The Carrick-a-Rede Rope Bridge is suspended 100 feet above jagged rocks. It is a favourite tourist attraction for daring visitors who are keen to take the ‘rope bridge challenge’.
The bridge is in County Antrim, Northern Ireland and goes from the cliffs on the coast of the mainland to the island of Carrick-a-Rede.
Not for the faint hearted
Crossing the bridge can be a very nerve wracking experience for visitors. In fact there have been several occasions where people who have crossed the bridge to the island have had to wait for a boat to take them back to the mainland as they were unable to face taking the bridge again.
The bridge may be a daunting challenge for most people but there are some who like to live dangerously. There is a collection of photographs at the nearby Sheep Island View Hostel of daredevils cycling on the bridge and doing various stunts such as handstands.
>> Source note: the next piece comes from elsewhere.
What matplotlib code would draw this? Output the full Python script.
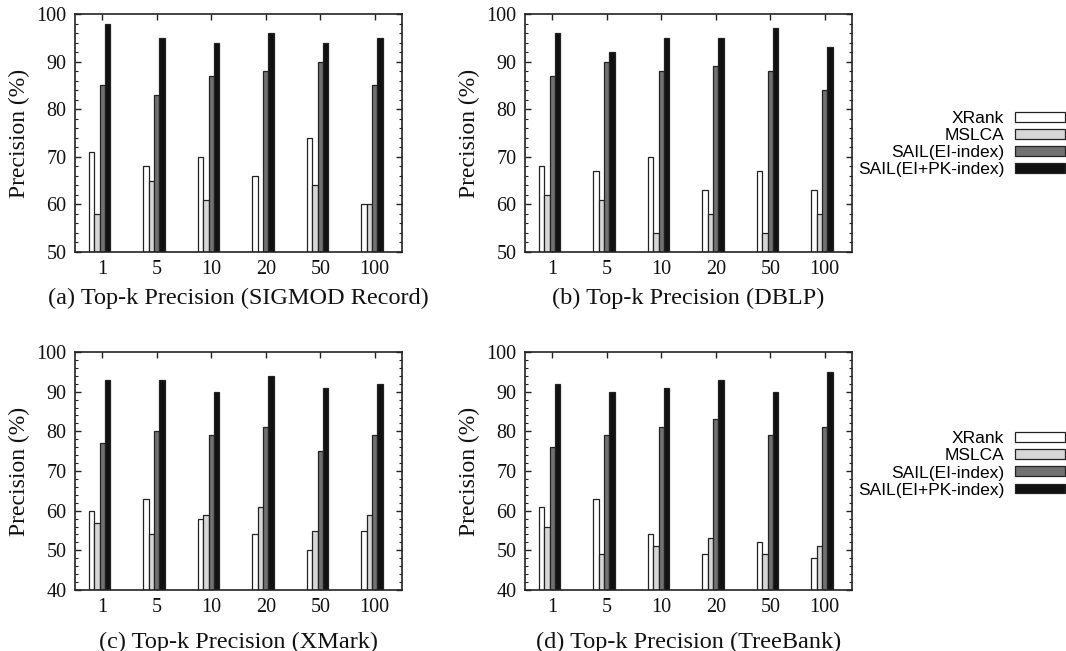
import matplotlib
matplotlib.use("Agg")
import matplotlib.pyplot as plt
import numpy as np
from matplotlib.ticker import MultipleLocator

# data
topk = ["1", "5", "10", "20", "50", "100"]
methods = ["XRank", "MSLCA", "SAIL(EI-index)", "SAIL(EI+PK-index)"]
colors = ["#ffffff", "#d6d6d6", "#717171", "#111111"]

sigmod_xrank = [71, 68, 70, 66, 74, 60]
sigmod_mslca = [58, 65, 61, 50, 64, 60]
sigmod_ei = [85, 83, 87, 88, 90, 85]
sigmod_eipk = [98, 95, 94, 96, 94, 95]

dblp_xrank = [68, 67, 70, 63, 67, 63]
dblp_mslca = [62, 61, 54, 58, 54, 58]
dblp_ei = [87, 90, 88, 89, 88, 84]
dblp_eipk = [96, 92, 95, 95, 97, 93]

xmark_xrank = [60, 63, 58, 54, 50, 55]
xmark_mslca = [57, 54, 59, 61, 55, 59]
xmark_ei = [77, 80, 79, 81, 75, 79]
xmark_eipk = [93, 93, 90, 94, 91, 92]

tree_xrank = [61, 63, 54, 49, 52, 48]
tree_mslca = [56, 49, 51, 53, 49, 51]
tree_ei = [76, 79, 81, 83, 79, 81]
tree_eipk = [92, 90, 91, 93, 90, 95]

panels = [
    ("(a) Top-k Precision (SIGMOD Record)", [sigmod_xrank, sigmod_mslca, sigmod_ei, sigmod_eipk], 50),
    ("(b) Top-k Precision (DBLP)", [dblp_xrank, dblp_mslca, dblp_ei, dblp_eipk], 50),
    ("(c) Top-k Precision (XMark)", [xmark_xrank, xmark_mslca, xmark_ei, xmark_eipk], 40),
    ("(d) Top-k Precision (TreeBank)", [tree_xrank, tree_mslca, tree_ei, tree_eipk], 40),
]

W, H = 1066, 651
fig = plt.figure(figsize=(W / 100, H / 100), dpi=100)
serif = ["Liberation Serif", "DejaVu Serif"]
sans = ["Liberation Sans", "DejaVu Sans"]

# axes boxes in pixels: left, top, right, bottom
boxes = [(75, 14, 402, 252), (525, 14, 852, 252), (75, 352, 402, 590), (525, 352, 852, 590)]
cap_y = [-0.195, -0.195, -0.22, -0.22]

x = np.arange(len(topk))
bw = 0.1
for k, (title, series, ymin) in enumerate(panels):
    l, t, r, b = boxes[k]
    ax = fig.add_axes([l / W, 1 - b / H, (r - l) / W, (b - t) / H])
    handles = []
    for j, vals in enumerate(series):
        h = ax.bar(x + (j - 2) * bw, np.array(vals) - ymin, bw, bottom=ymin,
                   color=colors[j], edgecolor="#222222", linewidth=0.9, zorder=2)
        handles.append(h)
    ax.set_xlim(-0.5, len(topk) - 0.5)
    ax.set_ylim(ymin, 100)
    ax.set_xticks(x)
    ax.set_xticklabels(topk, fontfamily=serif, fontsize=14.5, color="#111111")
    ax.yaxis.set_major_locator(MultipleLocator(10))
    ax.yaxis.set_minor_locator(MultipleLocator(2))
    for lab in ax.get_yticklabels():
        lab.set_fontfamily(serif)
        lab.set_fontsize(14.5)
        lab.set_color("#111111")
    ax.tick_params(which="both", direction="in", top=True, right=True, color="#222222")
    ax.tick_params(which="major", length=4.5, width=1)
    ax.tick_params(which="minor", length=2.3, width=0.8)
    ax.tick_params(axis="x", which="minor", top=False, bottom=False)
    ax.tick_params(axis="x", pad=6)
    ax.tick_params(axis="y", pad=6)
    for s in ax.spines.values():
        s.set_linewidth(1.2)
        s.set_color("#222222")
    ax.set_ylabel("Precision (%)", fontfamily=serif, fontsize=17, color="#111111")
    ax.yaxis.set_label_coords(-0.137, 0.5)
    ax.text(0.5, cap_y[k], title, transform=ax.transAxes, ha="center", va="center",
            fontfamily=serif, fontsize=17.5, color="#111111")
    if k in (1, 3):
        yc = 144 if k == 1 else 464.5
        fig.legend(handles, methods, loc="center right",
                   bbox_to_anchor=(1065 / W, 1 - yc / H), markerfirst=False,
                   frameon=False, prop={"family": sans, "size": 12.5},
                   handlelength=2.9, handleheight=0.5, handletextpad=0.6,
                   labelspacing=0.12, borderpad=0, borderaxespad=0)

plt.savefig("out.png", dpi=100)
Scenery and wildlife on the island
If you choose to brave the rope bridge you will be rewarded with the wonderful scenery on Carrick-a-Rede. It is a rocky island that sticks out of the sea and provides wonderful views. You can see for miles along the coastline and even as far as the Scottish islands.
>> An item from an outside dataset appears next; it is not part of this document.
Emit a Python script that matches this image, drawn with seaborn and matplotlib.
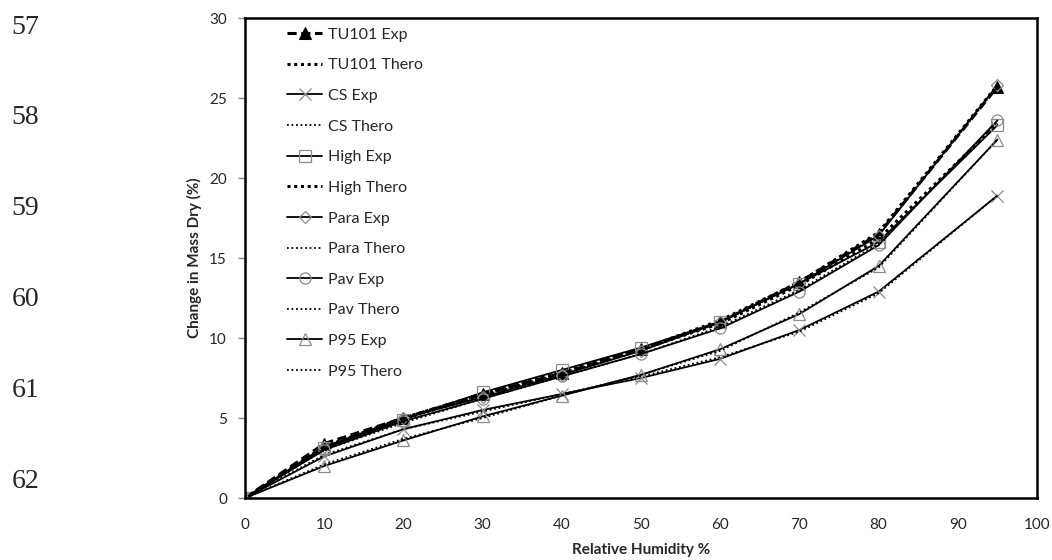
import matplotlib
matplotlib.use("Agg")
import matplotlib.pyplot as plt
import seaborn as sns

# relative humidity steps
rh = [0, 10, 20, 30, 40, 50, 60, 70, 80, 95]

# experimental and theoretical mass change (%)
tu101_exp = [0, 3.4, 5.0, 6.5, 7.8, 9.3, 11.0, 13.5, 16.5, 25.7]
tu101_thero = [0, 3.2, 5.0, 6.5, 7.9, 9.3, 11.1, 13.5, 16.6, 25.8]
cs_exp = [0, 2.6, 4.3, 5.5, 6.5, 7.5, 8.7, 10.5, 12.9, 18.9]
cs_thero = [0, 2.7, 4.3, 5.4, 6.5, 7.6, 8.8, 10.4, 12.8, 18.9]
high_exp = [0, 3.1, 4.9, 6.6, 8.0, 9.4, 11.0, 13.4, 16.0, 23.3]
high_thero = [0, 3.2, 5.0, 6.4, 7.8, 9.3, 10.9, 13.3, 16.2, 23.4]
para_exp = [0, 3.2, 5.0, 6.3, 7.7, 9.2, 11.0, 13.4, 16.4, 25.8]
para_thero = [0, 3.1, 4.9, 6.4, 7.8, 9.2, 11.0, 13.4, 16.5, 25.7]
pav_exp = [0, 3.0, 4.8, 6.2, 7.6, 9.0, 10.6, 12.9, 15.8, 23.6]
pav_thero = [0, 3.0, 4.7, 6.2, 7.6, 9.0, 10.7, 13.0, 15.9, 23.5]
p95_exp = [0, 2.0, 3.6, 5.1, 6.4, 7.7, 9.3, 11.5, 14.5, 22.4]
p95_thero = [0, 2.1, 3.7, 5.0, 6.4, 7.7, 9.2, 11.6, 14.4, 22.4]

labels = ["TU101 Exp", "TU101 Thero", "CS Exp", "CS Thero", "High Exp", "High Thero",
          "Para Exp", "Para Thero", "Pav Exp", "Pav Thero", "P95 Exp", "P95 Thero"]
series = [tu101_exp, tu101_thero, cs_exp, cs_thero, high_exp, high_thero,
          para_exp, para_thero, pav_exp, pav_thero, p95_exp, p95_thero]

gray = "#8c8c8c"
styles = [
    dict(linestyle=(0, (3, 1.5)), lw=2.2, marker="^", ms=8, mfc="black", mec="black"),
    dict(linestyle=(0, (1, 1.2)), lw=2.2, marker=None),
    dict(linestyle="-", lw=1.3, marker="x", ms=9, mec=gray, mew=0.9),
    dict(linestyle=(0, (1, 1.5)), lw=1.3, marker=None),
    dict(linestyle="-", lw=1.3, marker="s", ms=8, mfc="none", mec=gray, mew=0.9),
    dict(linestyle=(0, (1, 1.2)), lw=2.2, marker=None),
    dict(linestyle="-", lw=1.3, marker="D", ms=6, mfc="none", mec=gray, mew=0.9),
    dict(linestyle=(0, (1, 1.5)), lw=1.3, marker=None),
    dict(linestyle="-", lw=1.3, marker="o", ms=8, mfc="none", mec=gray, mew=0.9),
    dict(linestyle=(0, (1, 1.5)), lw=1.3, marker=None),
    dict(linestyle="-", lw=1.3, marker="^", ms=9, mfc="none", mec=gray, mew=0.9),
    dict(linestyle=(0, (1, 1.5)), lw=1.3, marker=None),
]

sns.set_style("white")
plt.rcParams["font.family"] = ["Lato", "DejaVu Sans"]

fig = plt.figure(figsize=(10.52, 5.6), dpi=100)
ax = fig.add_axes([245 / 1052, 62 / 560, 792 / 1052, 480 / 560])

for lab, vals, st in zip(labels, series, styles):
    sns.lineplot(x=rh, y=vals, ax=ax, color="black", label=lab, **st)

ax.set_xlim(0, 100)
ax.set_ylim(0, 30)
ax.set_xticks(range(0, 101, 10))
ax.set_yticks(range(0, 31, 5))
ax.tick_params(axis="y", labelsize=11, direction="out", length=5, width=1,
               left=True, color="#808080", pad=8)
ax.tick_params(axis="x", labelsize=11, bottom=False, pad=11)
for sp in ax.spines.values():
    sp.set_color("black")
    sp.set_linewidth(1.8)

ax.set_xlabel("Relative Humidity %", fontsize=11, fontweight="bold", labelpad=8)
ax.set_ylabel("Change in Mass Dry (%)", fontsize=11, fontweight="bold", labelpad=5)

ax.legend(loc="upper left", bbox_to_anchor=(0.035, 1.01), frameon=False, fontsize=11.5,
          handlelength=2.2, labelspacing=1.03, handletextpad=0.35)

# manuscript line numbers at the left margin
for i, num in enumerate(range(57, 63)):
    fig.text(0.011, 1 - (27 + i * 90.8) / 560, str(num), fontsize=20,
             family="Liberation Serif", va="center", ha="left")

fig.savefig("out.png", dpi=100)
Birdwatchers will enjoy Carrick-a-Rede as there are several species to be seen including razorbills, guillemots, kittywakes and fulmars.
The geology of the island as well as the plant and animal life has led to it being named as area of Special Scientific Interest.
The bridge was originally used by fishermen
The Carrick-a-Rede Rope bridge was originally made for fishermen so they could travel to the island and check their salmon nets. When it was first erected it only had a single rope handrail but that didn’t worry the local fishermen who used it every day and were able to cross it easily.
There used to be large numbers of salmon in the water around the area and in the 1970s, the fishermen would be likely to catch 300 per day.
As the years went by the salmon population dwindled until the turn of the century when fishermen would have been lucky to catch 300 in an entire season.
Eventually the fishermen abandoned the area as there were so few salmon left.
The only function of the bridge now is as a tourist attraction and hundreds of thousands of people cross it every year. The National Trust replaced the single rope bridge with a two hand railed bridge to make it safer for tourists.
Geology – caves and rare stalagmites
You can arrange to take a guided tour of Carrick-a-Rede and the nearby mainland area. You can even bring your dog on the walk along the coast although they would not be allowed on the bridge.
There are a number of large caves in the area that would have been used by boat builders as a shelter from stormy weather.
A walk along the foot of the cliffs will take you to a small cave which is home to some rare stalagmites and native ferns. Just beware of small rocks or bits of litter falling from the top of the cliffs.